Requirement ->
Extract the lines from the start through the line that holds "from plotly.subplots import make_subplots", both included, omitting all images.

──────────────────────────────

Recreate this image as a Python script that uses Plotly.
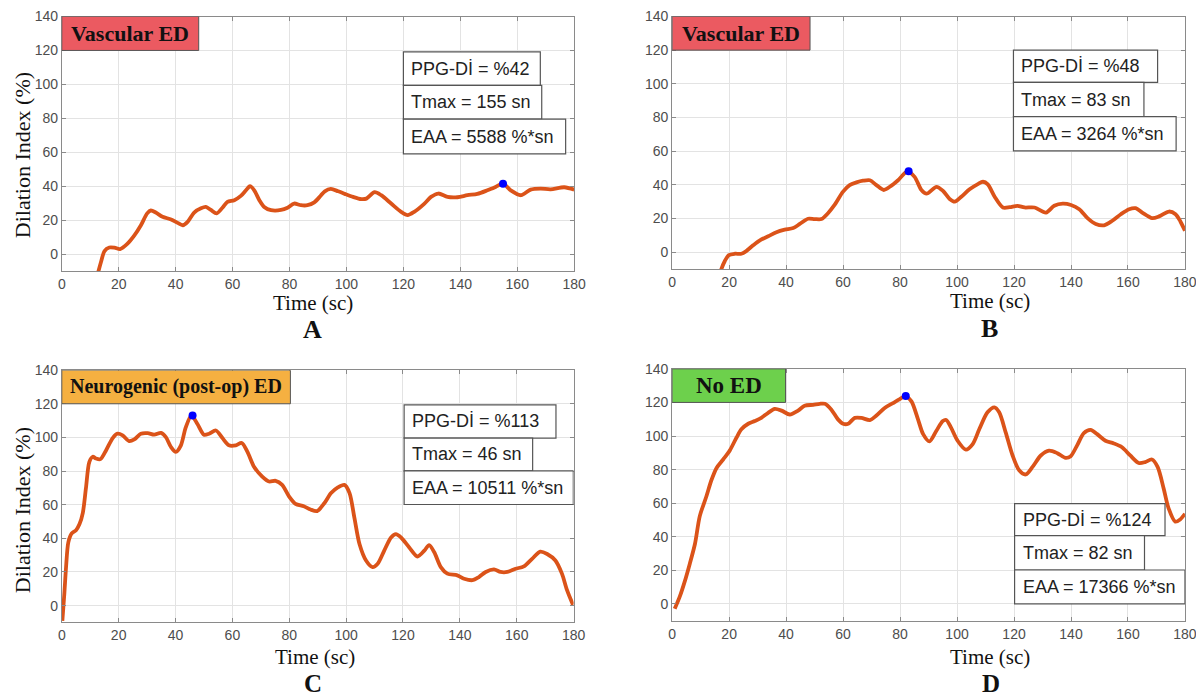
import plotly.graph_objects as go
from plotly.subplots import make_subplots

# ---------------- data ----------------
A_t = [12.3, 12.9, 13.8, 15, 16.7, 18.5, 20.5, 23, 25.5, 27.8, 30, 31.3, 33, 35.4, 38.4, 40.7, 42.5, 44.2, 46.5, 48.9,
       50.6, 52.4, 54.4, 56.5, 58.2, 60.6, 62.9, 64.7, 66.1, 67.6, 69.4, 71.1, 73.5, 77, 79.3, 81.6, 84, 86.3, 88.7, 91,
       92.4, 94.5, 97.1, 99.4, 102.3, 105.2, 107, 109.9, 112.2, 115.7, 119.2, 121.5, 123.8, 127.4, 129.7, 132.3, 135.5,
       139, 142.5, 146, 149.5, 152.4, 155, 157.7, 161.2, 164.7, 168.2, 171.7, 176.5, 180]
A_v = [-14, -10, -4.5, 1.8, 3.9, 3.8, 3, 6, 11, 17, 24, 25.7, 24.5, 22, 20.4, 18.4, 17, 19, 24.5, 27,
       27.8, 26, 24, 27.5, 30.8, 31.8, 34.3, 37.6, 40, 37.6, 31.8, 27.8, 25.9, 26, 27.3, 29.8, 28.8, 28.8, 30.5, 34.5,
       37, 38.4, 37, 35.5, 33.7, 32.4, 32.7, 36.5, 34.7, 29.8, 24.9, 23, 24.9, 29.8, 33.7, 35.7, 33.7,
       33.5, 34.7, 35.5, 37.6, 39.6, 41.5, 37.6, 34.7, 38, 38.6, 38.2, 39.4, 38]

B_t = [16.8, 17.3, 18.5, 19.9, 22, 24.3, 26, 28.4, 30.8, 33.7, 36.6, 39.5, 42.5, 44.8, 47.7, 50, 52.4, 54.7, 57, 60,
       62.3, 64.7, 67, 69.4, 71.7, 74.3, 76.4, 79.3, 82.6, 85.1, 87.5, 89.3, 92.8, 95.1, 97.4, 99.2, 101.5, 104.4,
       107.3, 109.1, 110.8, 113.2, 116.1, 118.5, 121.2, 123.7, 127.2, 131.2, 134.1, 137.1, 140, 142.9, 145.8, 148.7,
       151.6, 154.5, 157.5, 160.4, 162.7, 165, 168.5, 170.9, 174.4, 176.7, 178.4, 180]
B_v = [-13, -10, -5.3, -1.8, -1, -1, 0.6, 4, 7, 9.4, 11.8, 13.3, 14.3, 16.7, 19.8, 19.6, 19.6, 23.1, 28, 35.9,
       39.8, 41.4, 42.4, 42.7, 39.8, 36.9, 38.8, 42.7, 48, 44.7, 36.9, 34.7, 38.8, 36.3, 31.6, 30, 32.9, 37.3,
       40.4, 41.8, 40.2, 32.9, 26.5, 26.7, 27.5, 26.5, 26.5, 23.5, 27.5, 28.8, 28, 25.5, 20.2, 16.7,
       15.9, 18.6, 22.5, 25.5, 26.1, 23.5, 20.2, 21.2, 24.1, 22.5, 18.2, 12.7]

C_t = [0.2, 0.9, 1.5, 2.3, 3.5, 5, 6.2, 7.4, 8.5, 9.7, 10.9, 12, 13.6, 15.6, 17.9, 19.6, 21.4, 23.7, 25.5, 27.8,
       30.2, 32.5, 34.9, 36.6, 38.4, 40.1, 41.9, 43.6, 45.6, 47.7, 50, 51.8, 54.2, 56.5, 58.8, 61.2, 63.3, 65.3, 67.6,
       70.5, 72.9, 75.2, 77.5, 79.9, 82.2, 85.1, 87.5, 89.8, 92.4, 94.7, 97.1, 99.4, 101.2, 102.9, 104.7, 107, 109.3,
       111.1, 113.4, 115.8, 117.5, 119.3, 122.2, 125.1, 127.5, 129.2, 131, 133.3, 135.6, 139.1, 141.5, 144.4, 146.7,
       149.1, 152, 154.3, 156.7, 159.6, 162.5, 165.4, 168.3, 170.7, 173.6, 175.9, 177.7, 179.8]
C_v = [-9, 7.2, 22.9, 37.6, 42.9, 44.8, 48.3, 55.2, 69.9, 85.5, 88.5, 87.5, 87.1, 92.4, 99.6, 102.2, 101.2, 97.8, 98.8,
       102.2, 102.5, 101.6, 102.7, 100.2, 94.3, 91.4, 95.3, 106, 113, 108, 101.6, 102.2, 104.1, 99.6, 95.3, 95.3, 96.7,
       91.4, 82.6, 76.7, 73.8, 74.2, 71.8, 65, 60.5, 59.1, 57.1, 56.2, 61, 66.9, 70.3, 71.8, 66.9, 52.3, 36.6, 26.8,
       22.9, 24.9, 32.7, 40.5, 42.5, 40.5, 34.6, 29.2, 32.7, 36, 31.7, 22.9, 19, 18, 16, 15.1, 17, 20, 21.5, 20, 20,
       21.9, 23.3, 27.8, 32.1, 30.7, 26.8, 19, 9.2, 0.4]

D_t = [0.9, 2.7, 4.4, 6.2, 8, 9.7, 12, 13.8, 15.6, 17.9, 20.2, 22.6, 24.3, 26.7, 29, 31.3, 33.7, 36, 38.4, 41.3,
       44.2, 46.5, 49.5, 51.8, 53.6, 55.9, 58.2, 60, 61.8, 64.1, 66.4, 69.4, 71.7, 74.6, 77.5, 79.9, 81.9, 84, 86.3,
       88.1, 90.3, 92.7, 95, 96.2, 97.9, 100.2, 103.1, 105.5, 107.8, 110.7, 113.1, 114.8, 117.1, 119.5, 121.8, 124.1,
       126.5, 129.4, 132.3, 135.2, 138.1, 139.9, 142.2, 144.5, 146.9, 149.2, 152.1, 155, 157.9, 160.8, 163.8, 166.1,
       168.4, 170.4, 172.5, 174.2, 176.6, 178.3, 180]
D_v = [-2.9, 4.5, 13.3, 24, 35.7, 52.3, 64, 73.8, 81, 86, 91.3, 99.1, 104, 107.3, 108.9, 110.8, 113.8, 116.1, 115.1,
       112.8, 115.1, 118, 118.6, 119.2, 119.2, 115.7, 109.9, 107.3, 107.3, 110.8, 110.8, 109.5, 112.2, 116.7, 119.6,
       122, 123.8, 120.6, 109.9, 101.1, 96.8, 103, 108.9, 109.5, 105, 97.2, 91.9, 95.2, 104, 114.1, 117.1, 114.1, 102,
       88.4, 79.6, 77.1, 81.6, 88.4, 91.3, 89.8, 87, 88, 94.6, 101.7, 103.6, 101.1, 97.2, 95.6, 93.3, 88.4, 83.9,
       84.5, 86, 81.6, 68.9, 57.2, 49, 50.3, 53.7]

peak_t = [155, 83, 46, 82]
peak_v = [41.5, 48, 113, 123.8]

categories = ["Vascular ED", "Vascular ED", "Neurogenic (post-op) ED", "No ED"]
ppg_di = ["%42", "%48", "%113", "%124"]
tmax = ["155 sn", "83 sn", "46 sn", "82 sn"]
eaa = ["5588 %*sn", "3264 %*sn", "10511 %*sn", "17366 %*sn"]
panel_letters = ["A", "B", "C", "D"]
x_ticks = [0, 20, 40, 60, 80, 100, 120, 140, 160, 180]
y_ticks = [0, 20, 40, 60, 80, 100, 120, 140]

series_t = [A_t, B_t, C_t, D_t]
series_v = [A_v, B_v, C_v, D_v]
for t, v in zip(series_t, series_v):
    assert len(t) == len(v), (len(t), len(v))

# ---------------- layout geometry (target picture pixels -> paper) ----------------
OFF = 8                      # page body margin
S = 0.987                    # observed scale of the page in the snapshot
BX, BY = 3.0, 8.1            # observed offsets of the page in the snapshot
W, H = 1196, 697
TOP_T, TOP_R, BOT = 11.7, 16.5, 690.0   # top of the picture can't be reached exactly: gentle remap


def px(xp):
    return ((xp - BX) / S - OFF) / W


def py(yp):
    yt = TOP_R + (yp - TOP_T) * (BOT - TOP_R) / (BOT - TOP_T)
    return 1 - ((yt - BY) / S - OFF) / H


panels_px = [  # left, right, top, bottom (target pixels)
    (60.7, 573.3, 11.7, 267.7),
    (671.3, 1184.3, 11.7, 265.5),
    (60.7, 572.7, 367.3, 621.0),
    (671.3, 1184.3, 366.0, 619.3),
]
cat_colors = ["#eb5a61", "#eb5a61", "#f5b041", "#6dd04c"]
cat_box_x1 = [48.1, 48.4, 80.4, 39.8]
cat_font = [22, 22, 20, 23]
# info boxes: (x0, x1, y0, y1) for PPG, Tmax, EAA per panel
info_boxes = [
    [(120.0, 168.1, 99.4, 119.2), (120.0, 168.6, 79.5, 99.4), (120.0, 177.0, 59.0, 79.5)],
    [(119.8, 170.4, 100.8, 120.0), (119.8, 165.6, 80.5, 100.8), (119.8, 176.9, 60.1, 80.5)],
    [(120.4, 173.8, 99.6, 119.4), (120.4, 165.6, 80.1, 99.6), (120.4, 179.9, 60.1, 80.1)],
    [(120.2, 173.0, 40.7, 59.7), (120.2, 165.8, 20.2, 40.7), (120.2, 180.0, 0.0, 20.2)],
]
time_lbl_px = [(312, 300), (989, 298), (314, 656), (989, 656)]
letter_px = [(312, 326), (989, 325), (312, 682), (990, 682)]
letter_font = [26, 26, 25, 25]
ytitle_px = [(21, 151), (21, 508)]

fig = make_subplots(rows=2, cols=2)

LINE = "#db5319"
SANS = "Liberation Sans, Arial, sans-serif"
SERIF = "Liberation Serif, Times New Roman, serif"

axis_names = [("x", "y"), ("x2", "y2"), ("x3", "y3"), ("x4", "y4")]
for i in range(4):
    r, c = i // 2 + 1, i % 2 + 1
    fig.add_trace(go.Scatter(x=series_t[i], y=series_v[i], mode="lines",
                             line=dict(color=LINE, width=3.8, shape="spline", smoothing=0.8),
                             showlegend=False, hoverinfo="skip"), row=r, col=c)
    fig.add_trace(go.Scatter(x=[peak_t[i]], y=[peak_v[i]], mode="markers",
                             marker=dict(color="#0000ff", size=8),
                             showlegend=False, cliponaxis=False), row=r, col=c)

annotations = []
shapes = []
for i in range(4):
    l, rgt, top, bot = panels_px[i]
    xd = [px(l), px(rgt)]
    yd = [py(bot), py(top)]
    xa, ya = axis_names[i]
    xkey = "xaxis" if xa == "x" else "xaxis" + xa[1:]
    ykey = "yaxis" if ya == "y" else "yaxis" + ya[1:]
    common = dict(showgrid=True, gridcolor="#e3e3e3", gridwidth=1, zeroline=False,
                  showline=True, linecolor="#8a8a8a", linewidth=1, mirror="ticks",
                  ticks="inside", ticklen=4, tickcolor="#8a8a8a",
                  tickfont=dict(family=SANS, size=14, color="#4d4d4d"))
    fig.layout[xkey].update(domain=xd, range=[0, 180], tickvals=x_ticks, **common)
    fig.layout[ykey].update(domain=yd, range=[-10, 140], tickvals=y_ticks, **common)

    # category label box
    shapes.append(dict(type="rect", xref=xa, yref=ya, x0=0, x1=cat_box_x1[i], y0=120, y1=140,
                       fillcolor=cat_colors[i], line=dict(color="#555555", width=1), layer="above"))
    annotations.append(dict(xref=xa, yref=ya, x=cat_box_x1[i] / 2, y=130, text="<b>" + categories[i] + "</b>",
                            showarrow=False, font=dict(family=SERIF, size=cat_font[i], color="#111111"),
                            xanchor="center", yanchor="middle"))
    # info boxes
    texts = ["PPG-Dİ = " + ppg_di[i], "Tmax = " + tmax[i], "EAA = " + eaa[i]]
    for (x0, x1, y0, y1), txt in zip(info_boxes[i], texts):
        shapes.append(dict(type="rect", xref=xa, yref=ya, x0=x0, x1=x1, y0=y0, y1=y1,
                           fillcolor="white", line=dict(color="#555555", width=1.2), layer="above"))
        annotations.append(dict(xref=xa, yref=ya, x=x0, y=(y0 + y1) / 2, text=txt, showarrow=False,
                                xanchor="left", yanchor="middle", xshift=6,
                                font=dict(family=SANS, size=18, color="#222222")))
    # time label and panel letter
    tx, ty = time_lbl_px[i]
    annotations.append(dict(xref="paper", yref="paper", x=px(tx), y=py(ty), text="Time (sc)",
                            showarrow=False, xanchor="center", yanchor="middle",
                            font=dict(family=SERIF, size=21, color="#111111")))
    lx, ly = letter_px[i]
    annotations.append(dict(xref="paper", yref="paper", x=px(lx), y=py(ly), text="<b>" + panel_letters[i] + "</b>",
                            showarrow=False, xanchor="center", yanchor="middle",
                            font=dict(family=SERIF, size=letter_font[i], color="#111111")))

for (yx, yy) in ytitle_px:
    annotations.append(dict(xref="paper", yref="paper", x=px(yx), y=py(yy), text="Dilation Index (%)",
                            showarrow=False, textangle=-90, xanchor="center", yanchor="middle",
                            font=dict(family=SERIF, size=22, color="#111111")))

fig.update_layout(width=W, height=H, margin=dict(l=0, r=0, t=0, b=0),
                  paper_bgcolor="white", plot_bgcolor="white",
                  annotations=annotations, shapes=shapes, showlegend=False)

fig.write_html("out.html")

──────────────────────────────

Finished task ->
Recreate this image as a Python script that uses Plotly.
import plotly.graph_objects as go
from plotly.subplots import make_subplots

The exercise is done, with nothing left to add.